If software becomes a thing of the past, and conventional programming languages get superseded by other non-human forms of technology, then ageing developers will be turning into actual hobbyists akin to today’s steam engine enthusiasts. Legal frameworks will also need a full rewrite, or what’s copyleft got to do with it? Can the spirit of Open Source and Free Software evolve fast enough to meet these new challenges? Will society be able to stick to a coherent set of ethics once new forms of intelligence far exceeding human capabilities are omnipresent?
We’re now setting things up, not for the machines to perform arbitrary and predetermined tasks any more, but for them to evolve in one way or another. A bit like ballistics I suppose: once it’s outside our reach, once the stone has left the arm of the catapult or the rocket has left its launchpad, we can only hope it did so at the right time and with the right acceleration and inclination.
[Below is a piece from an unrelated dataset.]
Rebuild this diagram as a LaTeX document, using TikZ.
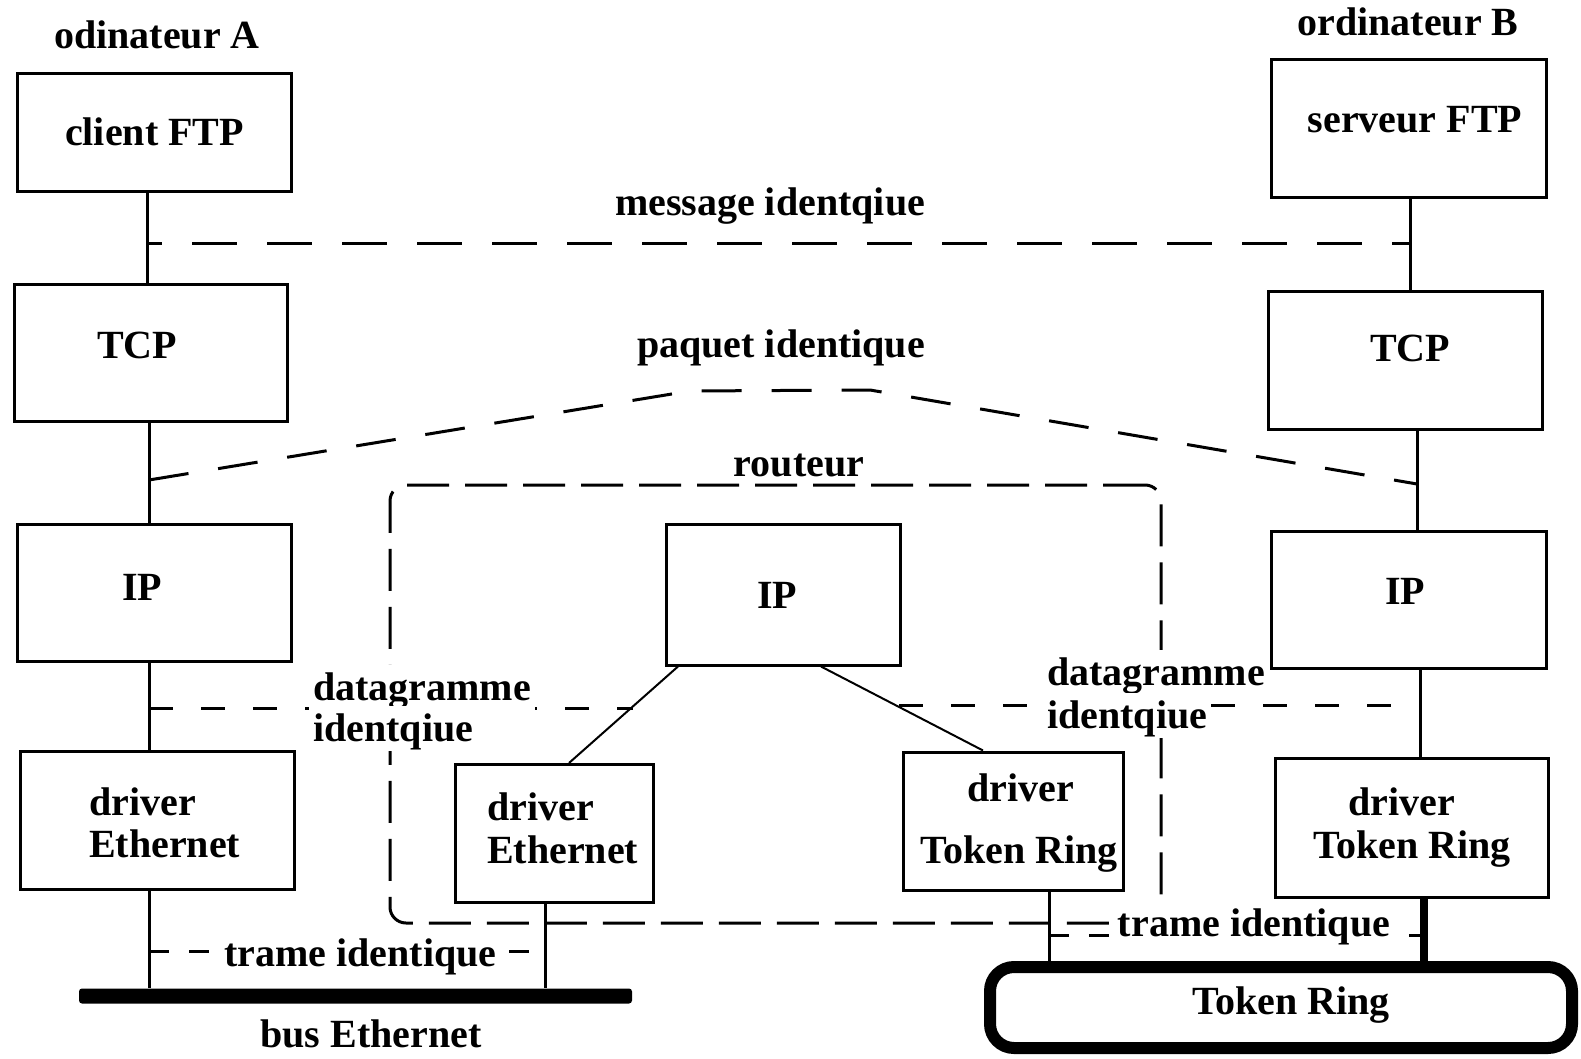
\documentclass[tikz,border=0pt]{standalone}
\usepackage{fontspec}
\setmainfont{Liberation Serif}
\begin{document}
\begin{tikzpicture}[x=1pt,y=-1pt,
  box/.style 2 args={draw, line width=3pt, inner sep=0pt, minimum width=#1, minimum height=#2},
  conn/.style={line width=3pt},
  diag/.style={line width=2pt},
  lbl/.style={font=\bfseries\fontsize{40}{48}\selectfont, inner sep=0pt, text height=27pt, text depth=0pt},
  lblw/.style={lbl, fill=white, inner xsep=4pt, inner ysep=9pt},
  msgdash/.style={line width=3pt, dash pattern=on 45pt off 30pt},
  pqdash/.style={line width=3pt, dash pattern=on 40pt off 30pt},
  dgdash/.style={line width=3pt, dash pattern=on 24pt off 28pt},
  trdash/.style={line width=3pt, dash pattern=on 20pt off 20pt},
  rtrbox/.style={draw, line width=3pt, dash pattern=on 42pt off 16pt, rounded corners=16pt, inner sep=0pt},
  ringbox/.style={draw, line width=12pt, rounded corners=24pt, inner sep=0pt},
  busbar/.style={fill=black, draw=none, inner sep=0pt, rounded corners=3pt}
]
\useasboundingbox (0,0) rectangle (1581,1059);

% router enclosure
\node[rtrbox, minimum width=771pt, minimum height=438pt] (rtr) at (775.5,704) {};

% dashed peer lines
\coordinate (m1) at (147,244);
\coordinate (m2) at (1410,244);
\draw[msgdash, dash phase=30pt] (m1) -- (m2);
\coordinate (p1) at (149,480);
\coordinate (p2) at (690,391);
\coordinate (p3) at (870,390);
\coordinate (p4) at (1417,484);
\draw[pqdash] (p1) -- (p2) -- (p3) -- (p4);
\coordinate (g1) at (149,708);
\coordinate (g2) at (633,708);
\coordinate (g3) at (899,705);
\coordinate (g4) at (1420,705);
\draw[dgdash] (g1) -- (g2);
\draw[dgdash] (g3) -- (g4);
\coordinate (t1) at (149,951);
\coordinate (t2) at (545,951);
\coordinate (t3) at (1049,935);
\coordinate (t4) at (1424,935);
\draw[trdash] (t1) -- (t2);
\draw[trdash] (t3) -- (t4);

% labels
\node[lbl] (tA) at (157,35) {odinateur A};
\node[lbl] (tB) at (1408,22) {ordinateur B};
\node[lbl] (tclient) at (154.5,132) {client FTP};
\node[lbl] (tserver) at (1415,119) {serveur FTP};
\node[lbl] (tmsg) at (770,202) {message identqiue};
\node[lbl] (ttcpA) at (137,345) {TCP};
\node[lbl] (ttcpB) at (1410,348) {TCP};
\node[lbl] (tpq) at (781,344) {paquet identique};
\node[lbl] (trtr) at (799,463) {routeur};
\node[lbl] (tipA) at (142,587) {IP};
\node[lbl] (tipR) at (777,595) {IP};
\node[lbl] (tipB) at (1405,591) {IP};
\node[lblw, anchor=west] (tdgL1) at (309,687) {datagramme};
\node[lblw, anchor=west] (tdgL2) at (309,728) {identqiue};
\node[lblw, anchor=west] (tdgR1) at (1043,672) {datagramme};
\node[lblw, anchor=west] (tdgR2) at (1043,715) {identqiue};
\node[lbl, anchor=west] (tdA1) at (89,802) {driver};
\node[lbl, anchor=west] (tdA2) at (89,844) {Ethernet};
\node[lbl, anchor=west] (tdRE1) at (487,807) {driver};
\node[lbl, anchor=west] (tdRE2) at (487,850) {Ethernet};
\node[lbl] (tdRT1) at (1021,788) {driver};
\node[lbl] (tdRT2) at (1019,850) {Token Ring};
\node[lbl] (tdB1) at (1402,802) {driver};
\node[lbl] (tdB2) at (1412,845) {Token Ring};
\node[lblw] (ttrL) at (360.5,953) {trame identique};
\node[lblw] (ttrR) at (1254,923) {trame identique};
\node[lbl] (tbus) at (371,1034) {bus Ethernet};
\node[lbl] (tring) at (1291,1001) {Token Ring};

% boxes
\node[box={274pt}{118pt}] (clientA) at (154,133) {};
\node[box={275pt}{138pt}] (serverB) at (1408.5,129) {};
\node[box={273pt}{137pt}] (tcpA) at (150.5,352.5) {};
\node[box={274pt}{138pt}] (tcpB) at (1405,360) {};
\node[box={274pt}{137pt}] (ipA) at (154,592.5) {};
\node[box={234pt}{141pt}] (ipR) at (783,594.5) {};
\node[box={275pt}{137pt}] (ipB) at (1408.5,599.5) {};
\node[box={274pt}{138pt}] (drvA) at (157,820.5) {};
\node[box={198pt}{138pt}] (drvRE) at (554,833.5) {};
\node[box={220pt}{138pt}] (drvRT) at (1013,821) {};
\node[box={273pt}{139pt}] (drvB) at (1411.5,827.5) {};
\node[ringbox, minimum width=582pt, minimum height=81pt] (ring) at (1281,1007.5) {};
\node[busbar, minimum width=553pt, minimum height=15pt] (bus) at (355.5,996) {};

% x positions of vertical connectors
\coordinate (xa1) at (147,0);
\coordinate (xa2) at (149,0);
\coordinate (xb1) at (1410,0);
\coordinate (xb2) at (1417,0);
\coordinate (xb3) at (1420,0);
\coordinate (xb4) at (1424,0);
\coordinate (xre) at (545,0);
\coordinate (xrt) at (1049,0);
\coordinate (d1a) at (678,0);
\coordinate (d1b) at (569,0);
\coordinate (d2a) at (821,0);
\coordinate (d2b) at (983,0);

% connectors
\draw[conn] (clientA.south -| xa1) -- (tcpA.north -| xa1);
\draw[conn] (tcpA.south -| xa2) -- (ipA.north -| xa2);
\draw[conn] (ipA.south -| xa2) -- (drvA.north -| xa2);
\draw[conn] (drvA.south -| xa2) -- (bus.north -| xa2);
\draw[conn] (serverB.south -| xb1) -- (tcpB.north -| xb1);
\draw[conn] (tcpB.south -| xb2) -- (ipB.north -| xb2);
\draw[conn] (ipB.south -| xb3) -- (drvB.north -| xb3);
\draw[line width=8pt] (drvB.south -| xb4) -- (ring.north -| xb4);
\draw[conn] (drvRE.south -| xre) -- (bus.north -| xre);
\draw[conn] (drvRT.south -| xrt) -- (ring.north -| xrt);
\draw[diag] (ipR.south -| d1a) -- (drvRE.north -| d1b);
\draw[diag] (ipR.south -| d2a) -- (drvRT.north -| d2b);
\end{tikzpicture}
\end{document}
If open source can be of any help at all here, it would probably be to put the design documents under public scrutiny before the final count down.
I once missed a boat even though it was delayed by over an hour, I was a little bit less late than the boat but still too late to board. It finally departed, well after I’d arrived at the terminal. So after buying an even later ticket for a night crossing, there I was on the Portsmouth seafront smelling the smoke of that freaking ferry heading off to naughty Normandy (see actual picture). Leaving that analogy aside, I’m now learning to swim fast enough so I might catch up with some of the things that haven’t quite taken off yet but somehow make me feel like I’m also little bit late with - starting with myself. The gate is still open.
No time was ever wasted, and it’s never too late to be alive.